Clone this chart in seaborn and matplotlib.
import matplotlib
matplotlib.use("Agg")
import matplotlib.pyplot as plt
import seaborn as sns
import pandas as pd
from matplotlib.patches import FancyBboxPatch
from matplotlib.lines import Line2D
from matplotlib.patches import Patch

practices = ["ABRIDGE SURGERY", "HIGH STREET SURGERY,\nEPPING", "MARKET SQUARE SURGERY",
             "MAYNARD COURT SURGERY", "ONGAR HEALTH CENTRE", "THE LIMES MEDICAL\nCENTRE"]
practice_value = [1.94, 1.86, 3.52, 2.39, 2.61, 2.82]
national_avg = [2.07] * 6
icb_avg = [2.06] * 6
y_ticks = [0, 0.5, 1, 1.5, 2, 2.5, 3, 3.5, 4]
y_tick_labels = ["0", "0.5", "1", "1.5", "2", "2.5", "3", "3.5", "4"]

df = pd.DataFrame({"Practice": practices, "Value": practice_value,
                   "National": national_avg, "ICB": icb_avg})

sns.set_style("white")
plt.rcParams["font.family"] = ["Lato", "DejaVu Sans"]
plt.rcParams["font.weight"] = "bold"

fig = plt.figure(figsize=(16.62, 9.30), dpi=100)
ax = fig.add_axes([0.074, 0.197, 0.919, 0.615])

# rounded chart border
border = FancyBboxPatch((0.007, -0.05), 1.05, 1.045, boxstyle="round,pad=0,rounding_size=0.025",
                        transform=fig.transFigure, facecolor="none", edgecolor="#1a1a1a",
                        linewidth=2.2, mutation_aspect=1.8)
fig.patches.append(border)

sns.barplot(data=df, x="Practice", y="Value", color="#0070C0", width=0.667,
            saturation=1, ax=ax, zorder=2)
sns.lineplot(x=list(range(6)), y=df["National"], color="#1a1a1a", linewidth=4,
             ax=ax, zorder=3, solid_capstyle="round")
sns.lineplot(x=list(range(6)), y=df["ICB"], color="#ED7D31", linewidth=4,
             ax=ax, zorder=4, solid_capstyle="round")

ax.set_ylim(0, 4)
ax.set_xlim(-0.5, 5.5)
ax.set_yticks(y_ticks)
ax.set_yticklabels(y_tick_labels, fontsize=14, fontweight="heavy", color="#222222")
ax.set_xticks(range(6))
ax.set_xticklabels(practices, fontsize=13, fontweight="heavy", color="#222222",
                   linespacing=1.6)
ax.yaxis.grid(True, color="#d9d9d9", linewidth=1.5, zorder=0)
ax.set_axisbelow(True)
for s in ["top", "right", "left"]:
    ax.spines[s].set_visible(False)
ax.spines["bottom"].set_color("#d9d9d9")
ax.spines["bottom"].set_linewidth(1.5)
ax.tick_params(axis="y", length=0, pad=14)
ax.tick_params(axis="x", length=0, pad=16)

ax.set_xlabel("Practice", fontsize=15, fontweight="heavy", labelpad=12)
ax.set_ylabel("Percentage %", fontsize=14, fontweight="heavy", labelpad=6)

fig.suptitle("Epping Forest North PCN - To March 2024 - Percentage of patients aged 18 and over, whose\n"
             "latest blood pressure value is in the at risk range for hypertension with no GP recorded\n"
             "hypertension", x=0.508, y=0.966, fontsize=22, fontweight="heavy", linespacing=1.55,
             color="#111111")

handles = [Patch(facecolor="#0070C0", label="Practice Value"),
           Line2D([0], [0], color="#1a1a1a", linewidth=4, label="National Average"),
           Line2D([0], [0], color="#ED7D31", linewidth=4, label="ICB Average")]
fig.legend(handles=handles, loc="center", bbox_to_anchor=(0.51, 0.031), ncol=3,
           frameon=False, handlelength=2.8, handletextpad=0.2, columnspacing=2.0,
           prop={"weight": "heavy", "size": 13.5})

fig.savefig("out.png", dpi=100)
═══
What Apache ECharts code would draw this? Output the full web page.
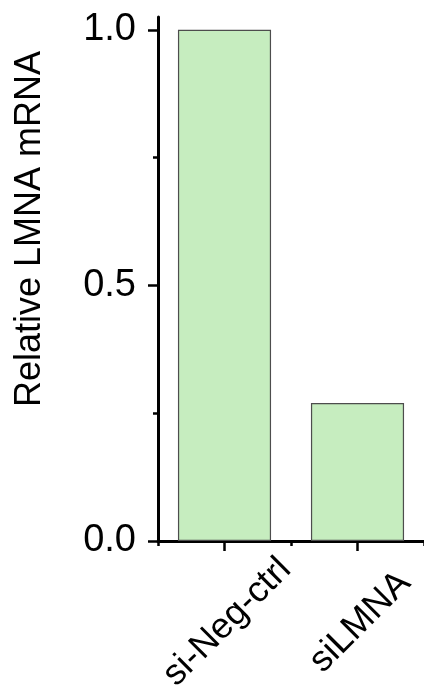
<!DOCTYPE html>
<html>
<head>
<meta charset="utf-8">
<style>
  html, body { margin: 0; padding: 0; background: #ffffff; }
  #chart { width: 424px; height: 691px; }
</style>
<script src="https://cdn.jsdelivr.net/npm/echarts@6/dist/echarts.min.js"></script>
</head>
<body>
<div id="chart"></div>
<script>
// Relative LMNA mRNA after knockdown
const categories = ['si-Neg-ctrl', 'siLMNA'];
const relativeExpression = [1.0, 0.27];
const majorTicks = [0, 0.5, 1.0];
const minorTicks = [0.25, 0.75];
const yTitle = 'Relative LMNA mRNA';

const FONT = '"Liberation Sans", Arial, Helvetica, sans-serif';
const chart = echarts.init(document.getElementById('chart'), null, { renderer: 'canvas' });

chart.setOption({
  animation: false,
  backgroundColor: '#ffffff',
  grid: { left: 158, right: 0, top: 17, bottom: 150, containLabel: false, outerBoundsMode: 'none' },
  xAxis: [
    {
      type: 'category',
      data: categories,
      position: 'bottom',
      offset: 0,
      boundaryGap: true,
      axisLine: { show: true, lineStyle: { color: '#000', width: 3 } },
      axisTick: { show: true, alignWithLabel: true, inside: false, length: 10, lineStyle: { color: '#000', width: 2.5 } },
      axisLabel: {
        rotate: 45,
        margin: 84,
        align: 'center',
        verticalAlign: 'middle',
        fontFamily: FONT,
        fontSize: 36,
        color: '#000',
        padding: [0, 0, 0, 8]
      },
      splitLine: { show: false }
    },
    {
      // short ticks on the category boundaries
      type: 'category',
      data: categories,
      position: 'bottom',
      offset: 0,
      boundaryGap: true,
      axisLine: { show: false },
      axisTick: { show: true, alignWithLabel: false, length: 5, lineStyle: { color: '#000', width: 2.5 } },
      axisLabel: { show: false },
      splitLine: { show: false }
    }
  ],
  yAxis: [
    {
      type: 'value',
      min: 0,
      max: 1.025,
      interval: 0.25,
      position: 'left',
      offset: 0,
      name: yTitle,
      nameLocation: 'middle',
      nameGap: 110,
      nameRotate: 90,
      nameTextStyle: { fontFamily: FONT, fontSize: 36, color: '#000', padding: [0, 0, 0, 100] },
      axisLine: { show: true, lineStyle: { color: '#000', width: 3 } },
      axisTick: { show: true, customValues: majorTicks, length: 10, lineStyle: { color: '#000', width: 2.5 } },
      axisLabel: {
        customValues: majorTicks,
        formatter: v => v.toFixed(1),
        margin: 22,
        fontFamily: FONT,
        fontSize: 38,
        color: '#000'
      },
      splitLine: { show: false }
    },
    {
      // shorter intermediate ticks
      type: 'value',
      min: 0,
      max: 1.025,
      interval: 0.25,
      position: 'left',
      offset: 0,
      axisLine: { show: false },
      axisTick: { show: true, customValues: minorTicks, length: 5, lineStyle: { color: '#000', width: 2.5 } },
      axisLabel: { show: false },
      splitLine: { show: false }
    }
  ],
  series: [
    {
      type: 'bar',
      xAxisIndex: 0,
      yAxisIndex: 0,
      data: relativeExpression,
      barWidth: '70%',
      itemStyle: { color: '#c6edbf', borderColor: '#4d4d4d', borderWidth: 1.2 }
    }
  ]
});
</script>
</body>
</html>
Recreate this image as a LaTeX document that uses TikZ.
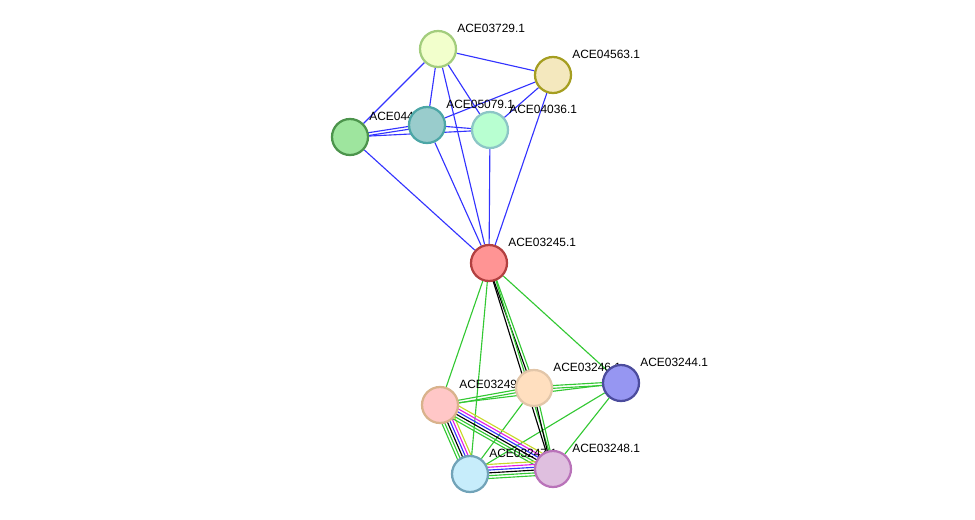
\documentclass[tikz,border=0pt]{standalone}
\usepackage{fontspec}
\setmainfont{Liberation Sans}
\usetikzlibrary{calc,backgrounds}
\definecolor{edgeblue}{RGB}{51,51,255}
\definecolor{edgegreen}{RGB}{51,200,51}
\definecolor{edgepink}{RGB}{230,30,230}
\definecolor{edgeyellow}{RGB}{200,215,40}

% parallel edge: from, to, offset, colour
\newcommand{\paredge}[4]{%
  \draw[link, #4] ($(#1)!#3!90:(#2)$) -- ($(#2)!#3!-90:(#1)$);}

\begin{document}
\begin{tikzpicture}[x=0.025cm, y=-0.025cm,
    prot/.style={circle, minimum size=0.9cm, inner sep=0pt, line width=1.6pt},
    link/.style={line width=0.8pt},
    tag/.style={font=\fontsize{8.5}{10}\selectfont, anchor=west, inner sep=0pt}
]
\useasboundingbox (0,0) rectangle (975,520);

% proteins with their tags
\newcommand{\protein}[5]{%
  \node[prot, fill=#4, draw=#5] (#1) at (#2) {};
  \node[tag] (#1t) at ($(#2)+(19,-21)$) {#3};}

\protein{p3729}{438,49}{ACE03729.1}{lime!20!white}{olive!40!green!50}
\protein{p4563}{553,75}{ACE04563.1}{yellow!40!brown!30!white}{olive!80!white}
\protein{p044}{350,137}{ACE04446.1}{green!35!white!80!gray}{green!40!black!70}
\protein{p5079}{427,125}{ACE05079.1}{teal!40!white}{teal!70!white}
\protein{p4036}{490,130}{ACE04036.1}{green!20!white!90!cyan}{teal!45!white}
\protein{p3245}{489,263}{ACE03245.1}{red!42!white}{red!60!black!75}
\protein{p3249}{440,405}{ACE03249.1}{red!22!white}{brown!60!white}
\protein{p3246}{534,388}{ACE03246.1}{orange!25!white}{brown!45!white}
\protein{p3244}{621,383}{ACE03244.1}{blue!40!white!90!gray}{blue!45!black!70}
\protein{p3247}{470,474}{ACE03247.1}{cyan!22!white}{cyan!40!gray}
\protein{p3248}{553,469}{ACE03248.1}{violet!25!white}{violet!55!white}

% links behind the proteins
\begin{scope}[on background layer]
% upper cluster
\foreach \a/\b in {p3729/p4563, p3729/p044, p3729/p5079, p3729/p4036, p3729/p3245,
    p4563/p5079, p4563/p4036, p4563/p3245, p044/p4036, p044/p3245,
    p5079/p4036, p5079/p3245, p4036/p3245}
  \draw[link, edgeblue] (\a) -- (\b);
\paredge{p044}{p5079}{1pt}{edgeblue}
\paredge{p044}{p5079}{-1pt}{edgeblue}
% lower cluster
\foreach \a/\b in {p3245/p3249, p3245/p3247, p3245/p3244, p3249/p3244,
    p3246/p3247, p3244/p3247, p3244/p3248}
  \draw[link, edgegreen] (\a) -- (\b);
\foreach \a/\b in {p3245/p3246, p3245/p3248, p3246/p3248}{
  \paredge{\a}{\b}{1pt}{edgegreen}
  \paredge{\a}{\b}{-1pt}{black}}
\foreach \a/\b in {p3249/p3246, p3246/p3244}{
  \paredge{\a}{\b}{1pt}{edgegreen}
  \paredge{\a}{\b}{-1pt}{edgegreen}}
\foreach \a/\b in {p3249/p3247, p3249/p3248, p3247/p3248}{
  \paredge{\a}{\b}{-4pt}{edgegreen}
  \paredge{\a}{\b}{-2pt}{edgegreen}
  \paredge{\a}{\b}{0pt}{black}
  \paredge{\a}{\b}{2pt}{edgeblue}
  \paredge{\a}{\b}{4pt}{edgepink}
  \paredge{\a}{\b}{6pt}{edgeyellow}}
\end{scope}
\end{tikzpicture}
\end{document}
═══
## Do this
Scan the data above and copy every line with "matplotlib" in it.

## Solution to this problem
Clone this chart in seaborn and matplotlib.
import matplotlib
matplotlib.use("Agg")
import matplotlib.pyplot as plt
from matplotlib.patches import FancyBboxPatch
from matplotlib.lines import Line2D
from matplotlib.patches import Patch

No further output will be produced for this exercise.